His life and books
|Clifford Gould 1897-1918|
|Born: 1897 Westbourne Grove, London|
|Died: 1918 Western Front, France|
|Reginald Thomason Gould 1869-1947|
|Emily Laura Oldfield Clifford|
|Hugh Clifford Gould 1900-1973|
Clifford Gould was born on 27 March 1897 at Westbourne Grove in London, the son of Reginald Thomason Gould 1869-1947 and his wife nee Emily Laura Oldfield Clifford.
He was educated at Repton School and at the Royal Military Academy, Woolwich in London. He joined the Royal Horse Artillery in 1915, and later served with the 14th Brigade of the Royal Field Artillery.
He was appointed Lieutenant in July 1917 (1). He served on the Western Front in France with conspicuous gallantry, and was Mentioned in Dispatches.
In 1917 Lt. Clifford Gould was awarded the Military Cross (2).
The citation reads as follows :
"For conspicuous gallantry and devotion to duty.

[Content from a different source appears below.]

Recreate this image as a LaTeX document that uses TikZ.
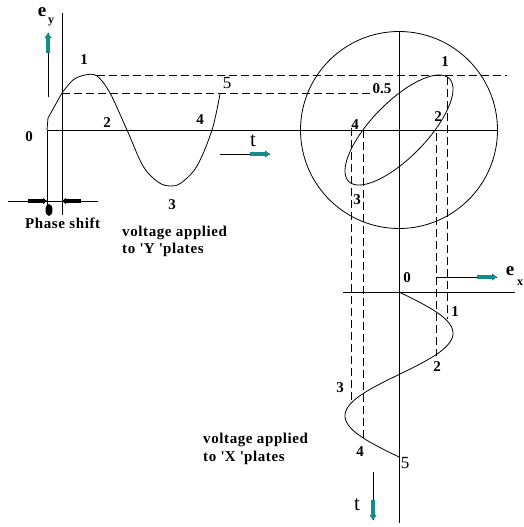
\documentclass[tikz,border=0pt]{standalone}
\usepackage{fontspec}
\setmainfont{Liberation Serif}
\newfontfamily\spacedserif[LetterSpace=4]{Liberation Serif}
\usetikzlibrary{calc,arrows.meta}
\definecolor{arrteal}{RGB}{20,140,140}
\newcommand\lblfont{\fontsize{15}{17}\selectfont\bfseries}
\newcommand\txtfont{\spacedserif\fontsize{15}{17}\selectfont\bfseries}
\tikzset{
  axis/.style={line width=0.9pt},
  curve/.style={line width=0.8pt},
  dashline/.style={line width=0.8pt, dash pattern=on 8pt off 4pt},
  tealhead/.style={arrteal, line width=3.5pt, -{Triangle[length=5pt,width=7pt]}},
  blackhead/.style={black, line width=3.5pt, -{Triangle[length=4pt,width=6pt]}},
  lbl/.style={font=\lblfont, inner sep=0pt},
  txt/.style={font=\txtfont, inner sep=0pt, anchor=west},
  tlbl/.style={font=\fontsize{21}{21}\selectfont, inner sep=0pt},
  elbl/.style={font=\fontsize{19}{19}\selectfont\bfseries, inner sep=0pt},
  sublbl/.style={font=\fontsize{12}{12}\selectfont\bfseries, inner sep=0pt}
}
\begin{document}
\begin{tikzpicture}[x=1pt,y=-1pt]
\useasboundingbox (0,0) rectangle (523,527);

% ---------- left plot (Y voltage) ----------
\coordinate (yaxT) at (62,13);
\coordinate (yaxB) at (62,215);
\coordinate (zeroT) at (47,130);
\coordinate (zeroB) at (47,215);
\coordinate (haxR) at (498,130);
\draw[axis] (yaxT) -- (yaxB);
\draw[axis] (zeroT) -- (zeroB);
\draw[axis] (zeroT) -- (haxR);

% e_y arrow
\coordinate (eyA) at (48,97);
\coordinate (eyB) at (48,33);
\draw[axis] (eyA) -- (eyB);
\draw[tealhead] ($(eyB)!20pt!(eyA)$) -- (eyB);
\node[elbl] (ey) at (42,12) {e};
\node[sublbl] (eysub) at (51,22) {y};

% t arrow
\coordinate (tA) at (220,154);
\coordinate (tB) at (270,154);
\draw[axis] (tA) -- (tB);
\draw[tealhead] ($(tB)!20pt!(tA)$) -- (tB);
\node[tlbl] (tl) at (253,141) {t};

% sine curve
\draw[curve] (47,130) -- (48,118) -- (62,93)
  plot[smooth, tension=0.55] coordinates {(62,93) (73,80) (85,75) (97,76) (110,93) (127,130) (143,166) (158,182) (170,186) (181,183) (197,166) (212,130) (220,94)};

% labels left
\node[lbl] (l0) at (29,137) {0};
\node[lbl] (l1) at (84,60) {1};
\node[lbl] (l2) at (107,123) {2};
\node[lbl] (l3) at (172,205) {3};
\node[lbl] (l4) at (200,120) {4};
\node[font=\fontsize{17}{17}\selectfont, inner sep=0pt] (l5) at (227,83) {5};

% phase shift
\coordinate (psL) at (8,201);
\coordinate (psR) at (98,201);
\draw[axis] (psL) -- (psR);
\coordinate (paA) at (28,201);
\coordinate (paB) at (47,201);
\draw[blackhead] (paA) -- (paB);
\coordinate (pbA) at (81,201);
\coordinate (pbB) at (62,201);
\draw[blackhead] (pbA) -- (pbB);
\fill (49,210) ellipse[x radius=3.5pt, y radius=6pt];
\node[txt] (ps) at (25,223) {Phase shift};

\node[txt] (vy1) at (122,233) {voltage applied};
\node[txt] (vy2) at (122,250) {to \textquotesingle Y \textquotesingle plates};

% dashed horizontals
\coordinate (d1L) at (97,75);
\coordinate (d1R) at (507,75);
\coordinate (d2L) at (62,93);
\coordinate (d2R) at (372,93);
\draw[dashline] (d1L) -- (d1R);
\draw[dashline] (d2L) -- (d2R);

% ---------- circle / Lissajous ----------
\coordinate (cen) at (399,130);
\draw[curve] (cen) circle[radius=98.5pt];
\coordinate (vaxT) at (399,32);
\coordinate (vaxB) at (399,523);
\draw[axis] (vaxT) -- (vaxB);
\draw[curve] plot[domain=0:360, samples=120, smooth] ({399+54*sin(\x)}, {130-55*sin(\x+42)});

\node[lbl] (c1) at (445,62) {1};
\node[lbl] (c05) at (382,89) {0.5};
\node[lbl] (c2) at (438,117) {2};
\node[lbl] (c4) at (355,125) {4};
\node[lbl] (c3) at (357,200) {3};

% dashed verticals
\coordinate (v1T) at (447,77);  \coordinate (v1B) at (447,319);
\coordinate (v2T) at (436,133); \coordinate (v2B) at (436,356);
\coordinate (v3T) at (351,128); \coordinate (v3B) at (351,402);
\coordinate (v4T) at (363,130); \coordinate (v4B) at (363,440);
\draw[dashline] (v1T) -- (v1B);
\draw[dashline] (v2T) -- (v2B);
\draw[dashline] (v3T) -- (v3B);
\draw[dashline] (v4T) -- (v4B);

% ---------- bottom plot (X voltage) ----------
\coordinate (bhL) at (343,292);
\coordinate (bhR) at (515,292);
\draw[axis] (bhL) -- (bhR);
\draw[curve] plot[domain=0:165, samples=100, smooth] ({399+54*sin(2.181818*\x)}, {292+\x});

\coordinate (exA) at (436,277);
\coordinate (exB) at (497,277);
\draw[axis] (exA) -- (exB);
\draw[tealhead] ($(exB)!20pt!(exA)$) -- (exB);
\node[elbl] (ex) at (510,271) {e};
\node[sublbl] (exsub) at (520,283) {x};

\coordinate (tbA) at (373,472);
\coordinate (tbB) at (373,520);
\draw[axis] (tbA) -- (tbB);
\draw[tealhead] ($(tbB)!20pt!(tbA)$) -- (tbB);
\node[tlbl] (tb) at (357,505) {t};

\node[lbl] (b0) at (407,278) {0};
\node[lbl] (b1) at (455,312) {1};
\node[lbl] (b2) at (437,367) {2};
\node[lbl] (b3) at (340,388) {3};
\node[lbl] (b4) at (360,452) {4};
\node[font=\fontsize{17}{17}\selectfont, inner sep=0pt] (b5) at (405,463) {5};

\node[txt] (vx1) at (203,440) {voltage applied};
\node[txt] (vx2) at (203,458) {to \textquotesingle X \textquotesingle plates};
\end{tikzpicture}
\end{document}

Whilst his battery was under heavy hostile shell fire he ran out to a burning gun-pit and immediately set to work with a few men to extinguish it. He did not leave until the fire was out, in spite of the danger from exploding ammunition, and by his promptness and gallantry averted serious damage to his battery. (3)"
Lt. Clifford Could MC was killed in action on 24 August 1918.
He was buried in St. Amand British Cemetery in the Pas-de-Calais, France (4).
(1) Repton School Register: Supplement to 1910 Edition edited by M. Messiter (1922) page 295.
(2) Supplement to the London Gazette Issue 30308 26 September 1917 page 9975; Supplement to the London Gazette Issue 3046 page 609 8 January 1918.
(3) Supplement to the London Gazette Issue 30466 9 January 1918 page 9975.
(4) His grave is Plot VC 9. St. Amand is a village in the southern part of the Pas-de-Calais Department in northern France. The British Cemetery has 224 burials and lies on the northern side of the village.